В разгар нашей беседы в комнату вошла госпожа Рузвельт и объявила, что на ужин мы приглашены к Вергинии Хаабе, дочери Джозефа Дэвиса, который прежде был послом США в СССР. Гопкинс сказал, что поедет с нами. С автомобилем вышла неувязка. В «кадиллак» поместились только Красавченко, Пчелинцев, Гопкинс и два переводчика из советского посольства. Тогда первая леди предложила мне ехать с ней в двухместном кабриолете, который она сама водила.

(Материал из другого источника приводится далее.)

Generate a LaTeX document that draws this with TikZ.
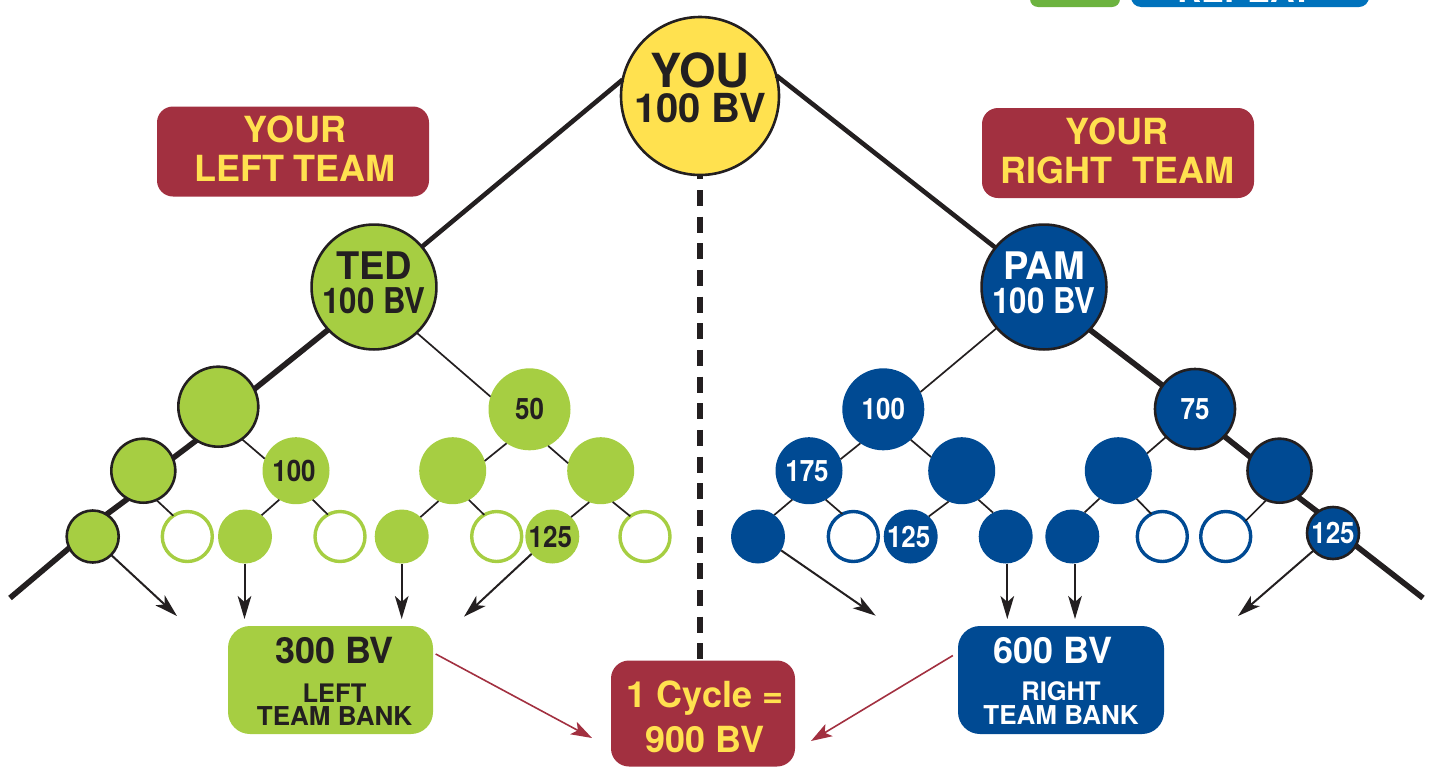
\documentclass[tikz,border=0pt]{standalone}
\usepackage{fontspec}
\setmainfont{TeX Gyre Heros}
\newfontfamily\hbfam{TeX Gyre Heros}
\newfontfamily\hbcfam[FakeStretch=0.88]{TeX Gyre Heros}
\newcommand{\hb}{\hbfam\bfseries}
\newcommand{\hbc}{\hbcfam\bfseries}
\usetikzlibrary{arrows.meta}
\definecolor{ygold}{HTML}{FFE14F}
\definecolor{lime}{HTML}{A6CE42}
\definecolor{navy}{HTML}{004A93}
\definecolor{wine}{HTML}{A23040}
\definecolor{ink}{HTML}{231F20}
\definecolor{topgreen}{HTML}{6CB33F}
\definecolor{topblue}{HTML}{0072BC}
% font size given in reference pixels (1px = 0.5pt)
\newcommand{\pxf}[1]{\fontsize{\dimexpr#1pt/2\relax}{\dimexpr#1pt*6/10\relax}\selectfont}
% rows with an exact baseline distance; #2 lifts the text inside its node
\newcommand{\rows}[3]{\vbox{\baselineskip=#1\lineskip=0pt\lineskiplimit=-100pt
  \halign{\hfil##\hfil\cr#3\crcr}\kern#2}}
\tikzset{
  ball/.style={circle,inner sep=0pt,outer sep=0pt,minimum size=#1*1pt},
  rimmed/.style={draw=ink,line width=1.3pt},
  limeball/.style={ball=#1,fill=lime,text=ink},
  navyball/.style={ball=#1,fill=navy,text=white},
  limering/.style={ball=#1,fill=white,draw=lime,line width=1.7pt},
  navyring/.style={ball=#1,fill=white,draw=navy,line width=1.7pt},
  numlabel/.style={font=\hbc\pxf{29.5}},
  banner/.style={rectangle,rounded corners=8pt,fill=wine,text=ygold,inner sep=0pt,outer sep=0pt},
  bank/.style={rectangle,rounded corners=11pt,inner sep=0pt,outer sep=0pt},
  spine/.style={draw=ink,line width=2.8pt},
  upspine/.style={draw=ink,line width=2.3pt},
  twig/.style={draw=ink,line width=0.85pt},
  drop/.style={draw=ink,line width=1pt,-{Stealth[length=11.5pt,width=6.8pt,inset=3pt]}},
  wineflow/.style={draw=wine,line width=0.8pt,-{Stealth[length=10.5pt,width=7pt,inset=2.5pt]}},
}
\begin{document}
\begin{tikzpicture}[x=0.5pt,y=-0.5pt]
\useasboundingbox (0,0) rectangle (1430,766);

% cropped buttons at the top edge
\begin{scope}
\clip (0,0) rectangle (1430,766);
\node[rectangle,rounded corners=4pt,fill=topgreen,minimum width=45pt,minimum height=20pt,inner sep=0,outer sep=0] (go) at (1075,-13) {};
\node[rectangle,rounded corners=5pt,fill=topblue,minimum width=119pt,minimum height=20pt,inner sep=0,outer sep=0,text=white] (repeatbtn) at (1250,-13) {};
\node[anchor=base,text=white,font=\hb\pxf{34},inner sep=0] (repeattxt) at (1245,2) {REPEAT};
\end{scope}

% top node and its children
\node[ball=79,fill=ygold,rimmed,text=ink] (you) at (700,96)
  {\rows{17.5pt}{8.5pt}{\hb\pxf{47}YOU\cr\hb\pxf{40}100 BV\cr}};
\node[limeball=62,rimmed] (ted) at (374,287)
  {\rows{17pt}{4.5pt}{\hb\pxf{38}TED\cr\hbc\pxf{35.5}100 BV\cr}};
\node[navyball=62,rimmed] (pam) at (1044,287)
  {\rows{17pt}{4.5pt}{\hb\pxf{38}PAM\cr\hbc\pxf{35.5}100 BV\cr}};

% left team
\node[limeball=40,rimmed] (la) at (218.3,406.7) {};
\node[limeball=41,numlabel] (lb) at (529.5,409.3) {50};
\node[limeball=32,rimmed] (lc) at (143.3,470.7) {};
\node[limeball=33.5,numlabel] (ld) at (296,470.7) {100\kern2pt};
\node[limeball=33.5] (le) at (452.7,470.7) {};
\node[limeball=33.5] (lf) at (600.7,470.7) {};
\node[limeball=26,rimmed] (lg) at (92.7,536.5) {};
\node[limering=25] (lh) at (187.3,536.5) {};
\node[limeball=27] (li) at (245,536.5) {};
\node[limering=25] (lj) at (340,536.5) {};
\node[limeball=27] (lk) at (401.7,536.5) {};
\node[limering=25] (ll) at (496.7,536.5) {};
\node[limeball=27,numlabel] (lm) at (552.3,536.5) {125\kern2pt};
\node[limering=25] (ln) at (645,536.5) {};

% right team
\node[navyball=41,numlabel] (ra) at (883.3,409.3) {100};
\node[navyball=40,rimmed,numlabel] (rb) at (1195,409) {75};
\node[navyball=33.5,numlabel] (rc) at (809,470.7) {175\kern2pt};
\node[navyball=33.5] (rd) at (961.7,470.7) {};
\node[navyball=33.5] (re) at (1118.3,470.7) {};
\node[navyball=32,rimmed] (rf) at (1279.5,470.7) {};
\node[navyball=27] (rg) at (758,536.5) {};
\node[navyring=25] (rh) at (853.3,536.5) {};
\node[navyball=27,numlabel] (ri) at (910.7,536.5) {125\kern2pt};
\node[navyball=27] (rj) at (1005.7,536.5) {};
\node[navyball=27] (rk) at (1072.3,536.5) {};
\node[navyring=25] (rl) at (1162.3,536.5) {};
\node[navyring=25] (rm) at (1225.7,536.5) {};
\node[navyball=26,rimmed,numlabel] (rn) at (1333,533) {125};

% banners
\node[banner,minimum width=136pt,minimum height=45pt] (leftteam) at (293,151.5)
  {\kern2pt\rows{19.5pt}{3pt}{\hb\pxf{36}YOUR\cr\hb\pxf{36}LEFT TEAM\cr}};
\node[banner,minimum width=136pt,minimum height=45pt] (rightteam) at (1118,153)
  {\rows{19.5pt}{1.8pt}{\hb\pxf{36}YOUR\kern1pt\cr\hb\pxf{36}RIGHT\ \ TEAM\kern1pt\cr}};
\node[bank,fill=lime,text=ink,minimum width=102.5pt,minimum height=54pt] (leftbank) at (330.5,680)
  {\kern4pt\rows{11.5pt}{-1.5pt}{\hb\pxf{36}300 BV\cr\noalign{\kern 8pt}\hb\pxf{25.5}LEFT\cr\hb\pxf{26}TEAM BANK\cr}};
\node[bank,fill=navy,text=white,minimum width=103pt,minimum height=54pt] (rightbank) at (1061,680)
  {\rows{12pt}{-1pt}{\hb\pxf{36}600 BV\kern 8pt\cr\noalign{\kern 6.5pt}\hb\pxf{25.5}RIGHT\cr\hb\pxf{26}TEAM BANK\cr}};
\node[banner,rounded corners=9pt,minimum width=92pt,minimum height=53pt] (cycle) at (703,713.5)
  {\kern2pt\rows{22.5pt}{-3pt}{\hb\pxf{36}1 Cycle =\cr\hb\pxf{36}900 BV\cr}};

% free ends
\coordinate (lfree) at (10,598);
\coordinate (rfree) at (1423,598);
\coordinate (lgtip) at (177,616);
\coordinate (litip) at (244.5,619);
\coordinate (lktip) at (401.7,619);
\coordinate (lmtip) at (464,616.7);
\coordinate (rgtip) at (875.7,615.7);
\coordinate (rjtip) at (1007.3,619);
\coordinate (rktip) at (1075,619);
\coordinate (rntip) at (1238,616);
\coordinate (redl) at (592,738);
\coordinate (redr) at (811,741);

% main spines
\draw[upspine] (you.168) -- (ted.40);
\draw[upspine] (you.15) -- (pam.141);
\draw[spine] (ted.223) -- (la.26);
\draw[spine] (la.237) -- (lc.23);
\draw[spine] (lc.241) -- (lg.58);
\draw[spine] (lg.206) -- (lfree);
\draw[spine] (pam.317) -- (rb.144);
\draw[spine] (rb.317) -- (rf.155);
\draw[spine] (rf.305) -- (rn.126);
\draw[spine] (rn.331) -- (rfree);

% thin branches
\foreach \p/\c in {ted.313/lb.162,la.306/ld.159,lc.294/lh.124,ld.240/li.52,ld.300/lj.119,
                   lb.236/le.17,lb.297/lf.167,le.245/lk.46,le.299/ll.120,lf.250/lm.46,lf.291/ln.126,
                   pam.221.5/ra.25,ra.236/rc.20,ra.312/rd.156,rc.240/rg.53,rc.300/rh.116,
                   rd.247/ri.48,rd.300/rj.118,rb.224/re.31,re.236/rk.63,re.303/rl.116,rf.246/rm.38}
  \draw[twig] (\p) -- (\c);

% dashed centre line
\draw[draw=ink,line width=3.2pt,dash pattern=on 8pt off 5.33pt,dash phase=5.83pt,xshift=-0.5pt]
  (you.south) -- (cycle.north -| you.south);

% arrows to the banks
\draw[drop] (lg.315) -- (lgtip);
\draw[drop] (li.south -| litip) -- (litip);
\draw[drop] (lk.south -| lktip) -- (lktip);
\draw[drop] (lm.220) -- (lmtip);
\draw[drop] (rg.329) -- (rgtip);
\draw[drop] (rj.south -| rjtip) -- (rjtip);
\draw[drop] (rk.south -| rktip) -- (rktip);
\draw[drop] (rn.222) -- (rntip);

% arrows to the cycle total
\draw[wineflow,shorten <=1.5pt] (leftbank.15) -- (redl);
\draw[wineflow,shorten <=3pt] (rightbank.165) -- (redr);
\end{tikzpicture}
\end{document}
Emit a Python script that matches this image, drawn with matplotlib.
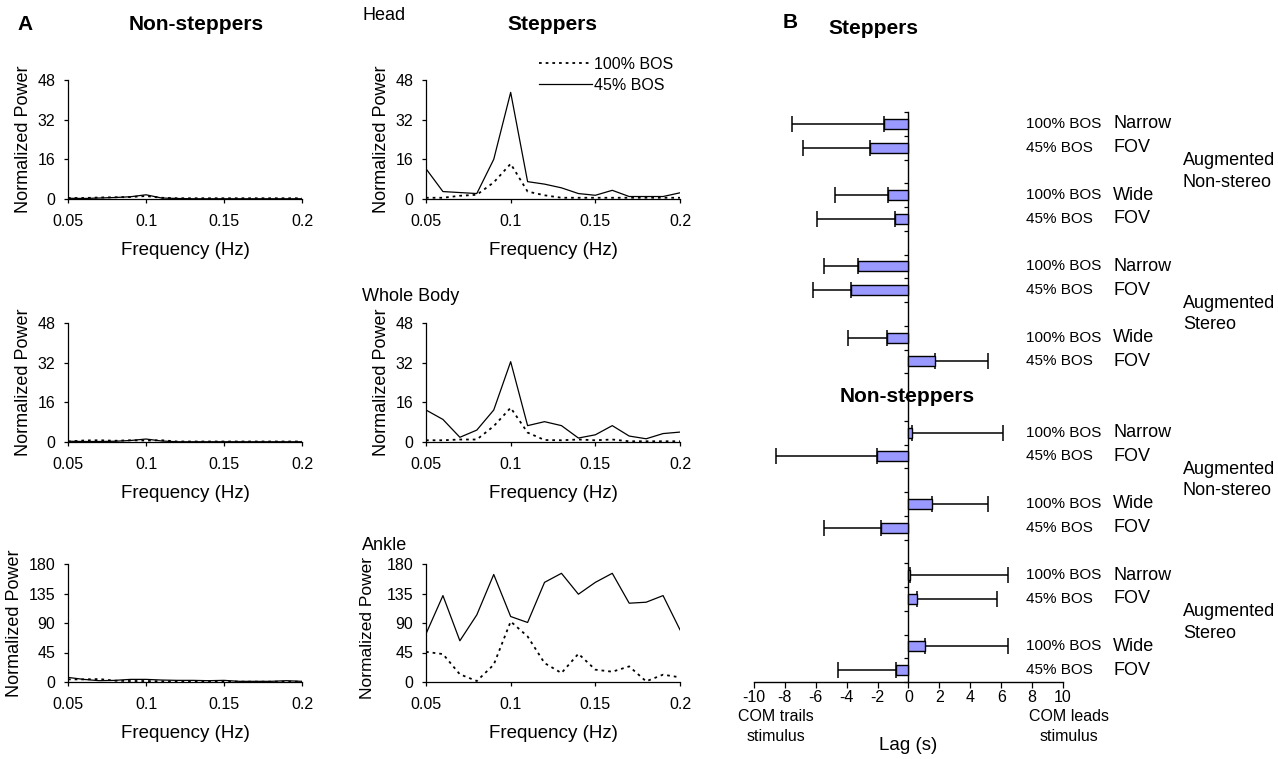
import numpy as np
import matplotlib
matplotlib.use("Agg")
import matplotlib.pyplot as plt

plt.rcParams['font.family'] = ['Liberation Sans', 'DejaVu Sans']
plt.rcParams['axes.unicode_minus'] = False

# ---- panel A data: power spectra, 0.05-0.2 Hz
freqs = [0.05, 0.06, 0.07, 0.08, 0.09, 0.10, 0.11, 0.12,
         0.13, 0.14, 0.15, 0.16, 0.17, 0.18, 0.19, 0.20]

ns_head_45  = [0.3, 0.2, 0.4, 0.6, 0.9, 1.7, 0.4, 0.2, 0.1, 0.1, 0.1, 0.1, 0.1, 0.1, 0.1, 0.1]
ns_head_100 = [0.4, 0.4, 0.6, 0.7, 0.8, 1.2, 0.5, 0.3, 0.3, 0.3, 0.3, 0.3, 0.3, 0.3, 0.3, 0.3]
ns_body_45  = [0.3, 0.2, 0.2, 0.3, 0.6, 1.2, 0.4, 0.1, 0.1, 0.1, 0.1, 0.1, 0.1, 0.1, 0.1, 0.1]
ns_body_100 = [0.2, 0.6, 0.7, 0.5, 0.7, 0.6, 0.7, 0.2, 0.2, 0.2, 0.2, 0.2, 0.2, 0.2, 0.2, 0.2]
ns_ank_45   = [7.0, 4.0, 2.0, 2.5, 4.0, 4.0, 3.0, 2.5, 2.5, 2.0, 2.5, 1.0, 1.0, 1.0, 2.0, 1.0]
ns_ank_100  = [4.0, 4.0, 4.5, 2.0, 1.5, 1.5, 1.0, 1.0, 1.0, 1.0, 1.0, 0.5, 0.5, 0.5, 0.5, 0.5]

st_head_45  = [12.2, 3.0, 2.6, 2.2, 16.0, 43.0, 7.0, 6.0, 4.5, 2.2, 1.5, 3.5, 1.0, 1.0, 1.0, 2.5]
st_head_100 = [0.5, 0.5, 1.3, 1.7, 6.7, 14.2, 3.0, 1.5, 0.5, 0.5, 0.5, 0.5, 0.5, 0.5, 0.5, 0.5]
st_body_45  = [12.9, 9.1, 1.9, 4.8, 12.9, 32.4, 6.6, 8.2, 6.6, 1.6, 2.9, 6.6, 2.4, 1.3, 3.4, 4.0]
st_body_100 = [0.7, 0.7, 1.0, 1.0, 6.4, 13.8, 3.8, 0.8, 0.7, 1.0, 0.7, 1.0, 0.3, 0.3, 0.3, 0.3]
st_ank_45   = [73.5, 131.8, 62.9, 102.4, 164.0, 99.9, 90.8, 152.0,
               165.8, 133.9, 152.0, 165.8, 120.2, 121.7, 131.8, 79.6]
st_ank_100  = [46.0, 42.6, 11.7, 1.5, 26.4, 92.3, 69.5, 28.9,
               13.7, 43.1, 18.8, 15.7, 23.8, 1.0, 11.2, 7.1]

y_ticks_small = [0, 16, 32, 48]
y_ticks_ankle = [0, 45, 90, 135, 180]
x_ticks = [0.05, 0.1, 0.15, 0.2]
x_ticklabels = ["0.05", "0.1", "0.15", "0.2"]

# ---- panel B data: lag (s) and one-sided SD
cond_bos = ["100% BOS", "45% BOS"] * 4
cond_fov = ["Narrow", "FOV", "Wide", "FOV"] * 2
groups = ["Augmented\nNon-stereo", "Augmented\nStereo"]
st_lag = [-1.6, -2.5, -1.3, -0.85, -3.3, -3.75, -1.4, 1.7]
st_err = [5.95, 4.3, 3.45, 5.1, 2.2, 2.4, 2.5, 3.45]
ns_lag = [0.2, -2.05, 1.55, -1.8, 0.1, 0.55, 1.1, -0.8]
ns_err = [5.9, 6.5, 3.6, 3.7, 6.35, 5.15, 5.35, 3.75]

W, H = 1278, 759
fig = plt.figure(figsize=(W / 100, H / 100), dpi=100)


def rect(x0, y0, x1, y1):
    # pixel box -> figure fraction
    return [x0 / W, 1 - y1 / H, (x1 - x0) / W, (y1 - y0) / H]


def ftext(x, y, s, **kw):
    fig.text(x / W, 1 - y / H, s, **kw)


def spectrum(box, y45, y100, yticks):
    ax = fig.add_axes(rect(*box))
    ax.plot(freqs, y100, color="black", lw=1.3, ls=(0, (1.5, 2.2)), label="100% BOS")
    ax.plot(freqs, y45, color="black", lw=0.9, label="45% BOS")
    ax.set_xlim(0.05, 0.2)
    ax.set_ylim(0, yticks[-1])
    ax.set_xticks(x_ticks)
    ax.set_xticklabels(x_ticklabels)
    ax.set_yticks(yticks)
    for s in ["top", "right"]:
        ax.spines[s].set_visible(False)
    for s in ["left", "bottom"]:
        ax.spines[s].set_linewidth(0.9)
    ax.tick_params(axis="x", length=3, width=0.9, pad=8, labelsize=11.5)
    ax.tick_params(axis="y", length=3, width=0.9, pad=6, labelsize=11.5)
    ax.set_xlabel("Frequency (Hz)", fontsize=13.5, labelpad=9)
    ax.set_ylabel("Normalized Power", fontsize=13, labelpad=4)
    return ax


col_l = (68, 302)
col_m = (426, 680)
rows = [(80, 199), (323, 442), (564, 682)]

spectrum((col_l[0], rows[0][0], col_l[1], rows[0][1]), ns_head_45, ns_head_100, y_ticks_small)
spectrum((col_l[0], rows[1][0], col_l[1], rows[1][1]), ns_body_45, ns_body_100, y_ticks_small)
spectrum((col_l[0], rows[2][0], col_l[1], rows[2][1]), ns_ank_45, ns_ank_100, y_ticks_ankle)

ax_h = spectrum((col_m[0], rows[0][0], col_m[1], rows[0][1]), st_head_45, st_head_100, y_ticks_small)
spectrum((col_m[0], rows[1][0], col_m[1], rows[1][1]), st_body_45, st_body_100, y_ticks_small)
ax_a = spectrum((col_m[0], rows[2][0], col_m[1], rows[2][1]), st_ank_45, st_ank_100, y_ticks_ankle)
ax_a.yaxis.label.set_fontsize(12.5)
ax_a.yaxis.set_label_coords(-0.2, 0.46)

ax_h.legend(loc="upper left", bbox_to_anchor=(539 / W, 1 - 57 / H),
            bbox_transform=fig.transFigure, frameon=False, fontsize=11.5,
            handlelength=3.3, handletextpad=0.15, labelspacing=0.38,
            borderpad=0, borderaxespad=0)

ftext(362, 16, "Head", fontsize=13, va="center")
ftext(362, 297, "Whole Body", fontsize=13, va="center")
ftext(362, 545, "Ankle", fontsize=13, va="center")

ftext(25, 24, "A", fontsize=15, fontweight="bold", ha="center", va="center")
ftext(196, 25, "Non-steppers", fontsize=15, fontweight="bold", ha="center", va="center")
ftext(552, 25, "Steppers", fontsize=15, fontweight="bold", ha="center", va="center")

# ---- panel B
axb = fig.add_axes(rect(754, 112, 1063, 682))
slot_st = [g * 3 + k for g in range(4) for k in range(2)]
slot_ns = [s + 13 for s in slot_st]
slots = slot_st + slot_ns
lags = st_lag + ns_lag
errs = st_err + ns_err
lo = [e if v < 0 else 0 for v, e in zip(lags, errs)]
hi = [e if v >= 0 else 0 for v, e in zip(lags, errs)]

axb.errorbar(lags, slots, xerr=[lo, hi], fmt="none", ecolor="black",
             elinewidth=1.1, capsize=5.5, capthick=1.1, zorder=2)
axb.barh(slots, lags, height=0.43, color="#9999ff", edgecolor="black",
         linewidth=1.0, zorder=3)

axb.set_xlim(-10, 10)
axb.set_ylim(23.5, -0.5)
axb.set_xticks(range(-10, 11, 2))
axb.set_yticks(np.arange(-0.5, 24, 1))
axb.set_yticklabels([])
axb.spines["left"].set_position(("data", 0))
axb.spines["top"].set_visible(False)
axb.spines["right"].set_visible(False)
axb.spines["left"].set_linewidth(1.0)
axb.spines["bottom"].set_linewidth(1.0)
axb.tick_params(axis="y", length=3, width=0.9)
axb.tick_params(axis="x", length=4, width=0.9, pad=2, labelsize=11.5)

for s, b, f in zip(slots, cond_bos * 2, cond_fov * 2):
    axb.text(7.6, s, b, fontsize=11, va="center", ha="left", clip_on=False)
    axb.text(13.25, s, f, fontsize=13, va="center", ha="left", clip_on=False)

for gi, g in enumerate(groups * 2):
    block = slots[gi * 4:(gi + 1) * 4]
    yc = (block[0] + block[-1]) / 2
    axb.text(17.75, yc, g, fontsize=13, va="center", ha="left",
             linespacing=1.35, clip_on=False)

axb.text(-8.6, 24.65, "COM trails\nstimulus", fontsize=11.5, ha="center", va="top",
         linespacing=1.4, clip_on=False)
axb.text(10.4, 24.65, "COM leads\nstimulus", fontsize=11.5, ha="center", va="top",
         linespacing=1.4, clip_on=False)

ftext(908, 745, "Lag (s)", fontsize=13.5, ha="center", va="center")
ftext(790, 22, "B", fontsize=15, fontweight="bold", ha="center", va="center")
ftext(873, 28, "Steppers", fontsize=15, fontweight="bold", ha="center", va="center")
ftext(907, 396, "Non-steppers", fontsize=15, fontweight="bold", ha="center", va="center")

fig.savefig("out.png", dpi=100)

Я удивилась, ибо не ожидала, что знатная дама так скоро забудет мой дерзкий ответ в сегодняшнем разговоре за завтраком. Однако жена президента с высоты своего роста (около 180 см) посмотрела на меня вполне добродушно и снова повторила свое приглашение.
Небольшая машина темно-синего цвета выглядела элегантно. Скорость она развивала приличную. Элеонора, будучи в возрасте 58 лет, управляла автомобилем, как заправский гонщик. Мы мгновенно оторвались от охраны, сопровождавшей «кадиллак», и вихрем понеслись по улицам Вашингтона. На поворотах госпожа Рузвельт резко сбрасывала обороты двигателя, и он завывал, точно зверь. Перед перекрестками со светофорами она сильно нажимала на тормоза, и остановившиеся колеса с визгом чертили на асфальте черные полосы. Я такого не ожидала и в испуге хваталась то за ручку на двери, то вжималась в мягкую спинку сиденья рядом с Элеонорой. Она лукаво посматривала на меня, но скорости не снижала. Да я и не просила ее ехать медленнее.
Скоро мы очутились в пригороде, застроенном богатыми особняками, утопавшими в зелени садов. Когда кабриолет остановился, я перевела дух с облегчением. Привычки к таким отчаянным поездкам на легковом автомобиле я, естественно, не имела. Мы – пехота, и нам сподручнее передвигаться по земле на своих двоих.